Possibly Ian Frazier’s Travels in Siberia is meta, as in many times I felt I was trapped within its 544 pages, or book as Siberia (a land mass that is 1/12th of the earth and 77% of Russia [though it contains only 25% of the population of that country]), a slog, лонг травел, shall we say, though—like the author to his subject—I did return again and again (Frazier labels his emotions about the region as “dread Russia-love.” The man takes 11 trips to Russia for this book!). I felt the attraction, and the dread. Let’s put it this way: I never felt exiled, per say, to the steppes of seemingly blizzardly white pages. But I was often exhausted. I shall return to this exhaustion after I crack open this bottle of beer: TSSST. My thirst and fatigue is one result of Frazier’s technique.
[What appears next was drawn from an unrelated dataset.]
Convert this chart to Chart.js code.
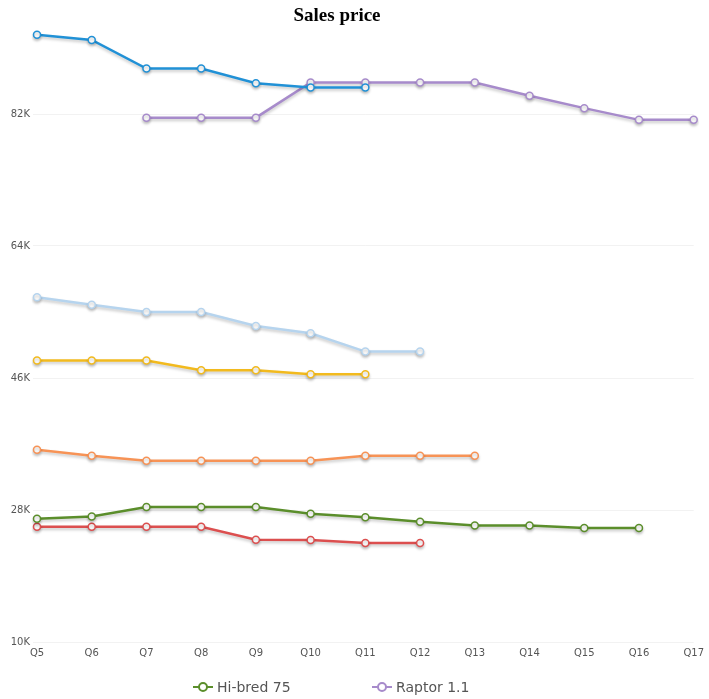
<!DOCTYPE html>
<html>
<head>
<meta charset="utf-8">
<script src="https://cdn.jsdelivr.net/npm/chart.js@4/dist/chart.umd.min.js"></script>
<style>
  html, body { margin: 0; padding: 0; background: #fff; }
  #wrap { position: relative; width: 709px; height: 699px; }
  #chart { position: absolute; left: 0; top: 0; }
  #title {
    position: absolute; left: 0; top: 4px; width: 674px; text-align: center;
    font: bold 19px "Liberation Serif", "Times New Roman", serif; color: #000;
  }
  #legend {
    position: absolute; top: 679px; left: 0; width: 709px; height: 20px;
    font: 14px "DejaVu Sans", Verdana, sans-serif; color: #555;
  }
  .item { position: absolute; top: 0; display: flex; align-items: center; white-space: nowrap; }
  .item svg { margin-right: 4px; }
</style>
</head>
<body>
<div id="wrap">
  <canvas id="chart" width="709" height="699"></canvas>
  <div id="title">Sales price</div>
  <div id="legend"></div>
</div>
<script>
// Quarters along the x axis
const quarters = ['Q5','Q6','Q7','Q8','Q9','Q10','Q11','Q12','Q13','Q14','Q15','Q16','Q17'];

// Sales price per quarter for each model (null = no sales that quarter)
const premiumX = [92800, 92100, 88200, 88200, 86200, 85600, 85600, null, null, null, null, null, null];
const raptor11 = [null, null, 81500, 81500, 81500, 86300, 86300, 86300, 86300, 84500, 82800, 81200, 81200];
const fieldPro = [57000, 56000, 55000, 55000, 53100, 52100, 49600, 49600, null, null, null, null, null];
const harvestS = [48400, 48400, 48400, 47050, 47050, 46500, 46500, null, null, null, null, null, null];
const compactT = [36200, 35400, 34700, 34700, 34700, 34700, 35400, 35400, 35400, null, null, null, null];
const hiBred75 = [26800, 27100, 28400, 28400, 28400, 27500, 27000, 26400, 25900, 25900, 25550, 25550, null];
const basicL   = [25700, 25700, 25700, 25700, 23950, 23900, 23500, 23500, null, null, null, null, null];

// Y axis ticks
const yTicks = [10000, 28000, 46000, 64000, 82000];
const yMin = 10000, yMax = 94000;

// Entries shown in the legend
const legendNames = ['Hi-bred 75', 'Raptor 1.1'];

function series(label, data, color) {
  return {
    label, data,
    borderColor: color,
    backgroundColor: color,
    borderWidth: 2.5,
    pointRadius: 3.5,
    pointHoverRadius: 4,
    pointBackgroundColor: '#fff',
    pointBorderColor: color,
    pointBorderWidth: 1.5,
    tension: 0,
    spanGaps: false
  };
}

const datasets = [
  series('Premium X', premiumX, '#2191d6'),
  series('Raptor 1.1', raptor11, '#a78bcb'),
  series('Field Pro', fieldPro, '#b6d4ee'),
  series('Harvest S', harvestS, '#f2ba1e'),
  series('Compact T', compactT, '#f79356'),
  series('Hi-bred 75', hiBred75, '#5b8e2b'),
  series('Basic L', basicL, '#dc4f4f')
];

// Soft drop shadow under each line
const lineShadow = {
  id: 'lineShadow',
  beforeDatasetDraw(chart) {
    const ctx = chart.ctx;
    ctx.save();
    ctx.shadowColor = 'rgba(0,0,0,0.22)';
    ctx.shadowBlur = 3;
    ctx.shadowOffsetX = 0;
    ctx.shadowOffsetY = 2;
  },
  afterDatasetDraw(chart) {
    chart.ctx.restore();
  }
};

const font = { family: '"DejaVu Sans", Verdana, sans-serif', size: 10 };

const chart = new Chart(document.getElementById('chart'), {
  type: 'line',
  data: { labels: quarters, datasets },
  plugins: [lineShadow],
  options: {
    responsive: false,
    animation: false,
    layout: { padding: { top: 26, right: 14, bottom: 40, left: 0 } },
    plugins: {
      legend: { display: false },
      title: { display: false },
      tooltip: { enabled: false }
    },
    scales: {
      x: {
        offset: false,
        grid: { display: false, drawTicks: false },
        border: { display: false },
        ticks: { color: '#555', font, padding: 5, maxRotation: 0, autoSkip: false },
        afterFit(scale) { scale.height = 17; }
      },
      y: {
        min: yMin,
        max: yMax,
        grid: { color: '#f2f2f2', lineWidth: 1, drawTicks: true, tickLength: 4, tickColor: '#f2f2f2' },
        border: { display: false },
        ticks: {
          stepSize: 18000,
          color: '#555',
          font,
          padding: 3,
          callback: v => (v / 1000) + 'K'
        },
        afterBuildTicks(scale) {
          scale.ticks = yTicks.map(v => ({ value: v }));
        },
        afterFit(scale) { scale.width = 37; }
      }
    }
  }
});

// Legend with line-and-circle markers
const legend = document.getElementById('legend');
const legendX = [193, 372];
legendNames.forEach((name, i) => {
  const ds = datasets.find(d => d.label === name);
  const item = document.createElement('div');
  item.className = 'item';
  item.style.left = legendX[i] + 'px';
  item.innerHTML =
    '<svg width="20" height="12" viewBox="0 0 20 12">' +
    '<line x1="0" y1="6" x2="20" y2="6" stroke="' + ds.borderColor + '" stroke-width="2"/>' +
    '<circle cx="10" cy="6" r="4" fill="#fff" stroke="' + ds.borderColor + '" stroke-width="2"/>' +
    '</svg><span>' + name + '</span>';
  legend.appendChild(item);
});
</script>
</body>
</html>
What beer? Great Lakes Brewing Company Dortmunder Gold. First thing, you can’t go blar with any Great Lakes beer. They make glow beer. Period. The Dortmunder Gold has a cool name (sounds sort of like a type of Salvia divinorum or maybe an office award ceremony or possibly an over/under shotgun manufactured in Belgium), a cool pedigree (multiple time world beer champion gold medalist), and a cool alcohol content, at a reasonable 5.8%. It will make your head go whoosh-whoosh, clang.
Technique of Ian Frazier? Let me digress: I’m at this July 4 party and this older gentleman sets down his beer (Coors) and tells us a story about how one day in the 1940’s, as a small kid, he strolled about his aunt’s farm and entered a dark, dusty barn and there was a body hanging from a rope tied to the rafters. Dangling there, a dead man. And so, as a kid, with an odd kid brain, he leaped up and swung back-n-forth on the dead man’s legs, like whippeeeeee! Like it was some game.